All these examples mark a dangerous trend that has already haunted democratic forces in Ukraine for more than two decades. It is their inability to arrange continual work with the social groups who would support them and whom they could in turn represent.

This can partly be explained by the inertness of society itself whose proactive members had been killed by soviet repression, while the “strong” peasants – a prototype of the middle class – had been exhausted by the famine. As early as 1991, when the question of Ukrainian independence was raised, 58–59% of our compatriots claimed that “as long as everything was okay in the country”, they did not care who was in power  

By year-end 1991, a mere 5% of Ukrainians were members of political parties or civic and political movements, 3% took part in rallies and 2% were attending party meetings. Only 7% of those polled said that they could take measures if the government ruled against the interests of the nation.

The opposition of that time failed even to hold pre-term parliamentary elections although this was an integral element of the successful transformation of Central European countries.
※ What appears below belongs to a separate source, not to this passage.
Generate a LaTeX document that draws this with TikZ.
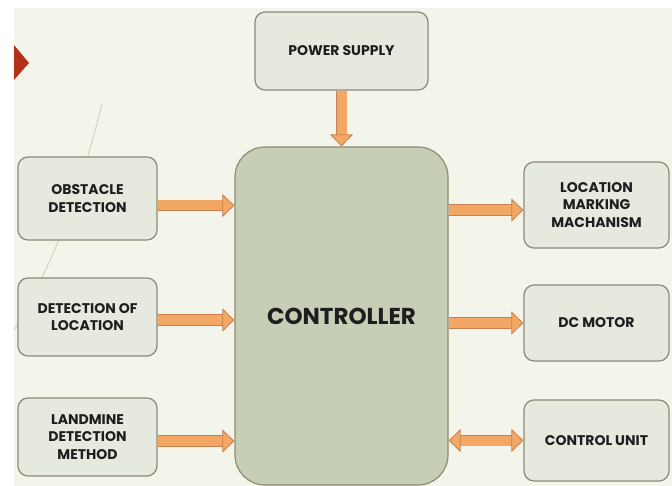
\documentclass[tikz,border=0pt]{standalone}
\usepackage{fontspec}
\setmainfont{Poppins}
\usetikzlibrary{arrows.meta}

\definecolor{bgcream}{HTML}{F4F5EA}
\definecolor{boxfill}{HTML}{E5E9DE}
\definecolor{boxedge}{HTML}{8C8A78}
\definecolor{ctrlfill}{HTML}{C6CFB5}
\definecolor{ctrledge}{HTML}{8F8A70}
\definecolor{arrowfill}{HTML}{F2A765}
\definecolor{arrowedge}{HTML}{C98050}
\definecolor{markred}{HTML}{B5301A}
\definecolor{faintline}{HTML}{D0D2C0}
\definecolor{labeltext}{HTML}{1E1E1E}

\begin{document}
\begin{tikzpicture}[x=1pt,y=-1pt,
  block/.style={draw=boxedge, line width=1.2pt, fill=boxfill, rounded corners=10pt,
    align=center, inner sep=0pt, text=labeltext,
    font=\bfseries\fontsize{14}{17.5}\selectfont},
  fatarrow/.style={draw=arrowfill, line width=10pt,
    -{Triangle[length=12pt,width=23pt,line width=0.8pt,color=arrowedge,fill=arrowfill]},
    preaction={draw=arrowedge, line width=11.6pt, arrows=-, shorten >=11pt}},
  fatboth/.style={draw=arrowfill, line width=10pt,
    {Triangle[length=12pt,width=23pt,line width=0.8pt,color=arrowedge,fill=arrowfill]}-{Triangle[length=12pt,width=23pt,line width=0.8pt,color=arrowedge,fill=arrowfill]},
    preaction={draw=arrowedge, line width=11.6pt, arrows=-, shorten >=11pt, shorten <=11pt}}
  ]

% Slide background
\useasboundingbox (0,0) rectangle (672,486);
\fill[white] (0,0) rectangle (672,486);
\fill[bgcream] (14,8) rectangle (672,486);

% Slide marker and faint template curve
\fill[markred] (14,45) -- (29,63) -- (14,80) -- cycle;
\draw[faintline, line width=0.9pt] (102,104) .. controls (80,190) and (60,250) .. (14,330);

% Controller
\node[draw=ctrledge, line width=1.2pt, fill=ctrlfill, rounded corners=30pt,
  minimum width=213pt, minimum height=338pt, text=labeltext,
  font=\bfseries\fontsize{23}{26}\selectfont] (ctrl) at (341.5,316) {CONTROLLER};

% Power supply
\node[block, minimum width=173pt, minimum height=78pt] (power) at (341.5,51) {POWER SUPPLY};

% Inputs
\node[block, minimum width=139pt, minimum height=83pt] (obst) at (87.5,198.5) {OBSTACLE\\DETECTION};
\node[block, minimum width=139pt, minimum height=78pt] (detloc) at (87.5,317) {DETECTION OF\\LOCATION};
\node[block, minimum width=139pt, minimum height=78pt] (landm) at (87.5,437) {LANDMINE\\DETECTION\\METHOD};

% Outputs
\node[block, minimum width=145pt, minimum height=86pt] (locmark) at (596.5,205) {LOCATION\\MARKING\\MACHANISM};
\node[block, minimum width=145pt, minimum height=76pt] (dcmotor) at (596.5,323) {DC MOTOR};
\node[block, minimum width=145pt, minimum height=81pt] (ctrlunit) at (596.5,440.5) {CONTROL UNIT};

% Arrows
\draw[fatarrow] (power.south) -- (ctrl.north);
\draw[fatarrow] ([yshift=-7pt]obst.east) -- ([yshift=-7pt]obst.east -| ctrl.west);
\draw[fatarrow] ([yshift=-3pt]detloc.east) -- ([yshift=-3pt]detloc.east -| ctrl.west);
\draw[fatarrow] ([yshift=-4pt]landm.east) -- ([yshift=-4pt]landm.east -| ctrl.west);
\draw[fatarrow] ([yshift=-5pt]locmark.west -| ctrl.east) -- ([yshift=-5pt]locmark.west);
\draw[fatarrow] (dcmotor.west -| ctrl.east) -- (dcmotor.west);
\draw[fatboth] (ctrlunit.west -| ctrl.east) -- (ctrlunit.west);

\end{tikzpicture}
\end{document}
The new parliament could have been more disposed to conducting necessary reforms, but the opposition allowed itself to be lulled asleep with the allusions of the government regarding the necessity “to build the state together.” As a result, the Communist majority in the Verkhovna Rada of the Ukrainian SSR attempted to build an independent Ukraine and a market economy in the first three years of its independence – a kind of “mummification of soviet traditions.

The background, qualification and motivation of the key players in Ukraine’s struggle for independence in 1991 prevented them from shaping an integral vision of the already post-soviet independent and democratic Ukraine and giving the relevant signals to the administrative apparatus. Instead, society, with virtually no elite, was unable to either insist on vital reforms or generate a social class, which could have acted as an ally to changes. This lesson from the first years of independence should be also learned by Ukrainian activists, currently striving for power. A mandatory element of success, both in exercising powers and developing the state, is a clear vision of changes offered to the country, a specific step-by-step plan for their implementation, as well as firm and natural, rather than transparent and decorative links to social classes that are essentially the allies of market reforms, civic liberties, the impartiality of legal proceedings and a strong and sustainable state. These are the social groups that are joined together by the notion of the “middle class”. In the case of Ukraine, the middle class has developed not due to, but in spite of government policy.